Superpositional Gradient Descent: Harnessing Quantum Principles for Model Training

TL;DR

This paper introduces Superpositional Gradient Descent, a quantum-inspired optimizer that improves training speed and results of large language models by integrating quantum principles into classical optimization.

Contribution

It presents a novel quantum-inspired optimizer, Superpositional Gradient Descent, with a mathematical framework and implementation that enhances model training.

Findings

SGD converges faster than AdamW on synthetic and large-scale tasks.

SGD achieves lower final loss compared to AdamW.

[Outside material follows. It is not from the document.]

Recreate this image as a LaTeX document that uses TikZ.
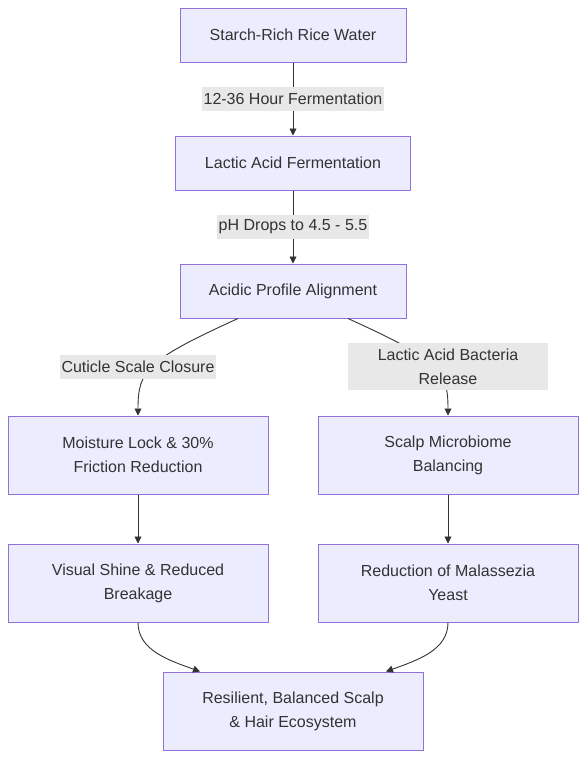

Scalability and hardware constraints limit practical adoption.

Abstract

Large language models (LLMs) are increasingly trained with classical optimization techniques like AdamW to improve convergence and generalization. However, the mechanisms by which quantum-inspired methods enhance classical training remain underexplored. We introduce Superpositional Gradient Descent (SGD), a novel optimizer linking gradient updates with quantum superposition by injecting quantum circuit perturbations. We present a mathematical framework and implement hybrid quantum-classical circuits in PyTorch and Qiskit. On synthetic sequence classification and large-scale LLM fine-tuning, SGD converges faster and yields lower final loss than AdamW. Despite promising results, scalability and hardware constraints limit adoption. Overall, this work provides new insights into the intersection of quantum computing and deep learning, suggesting practical pathways for leveraging quantum principles to control and enhance model behavior.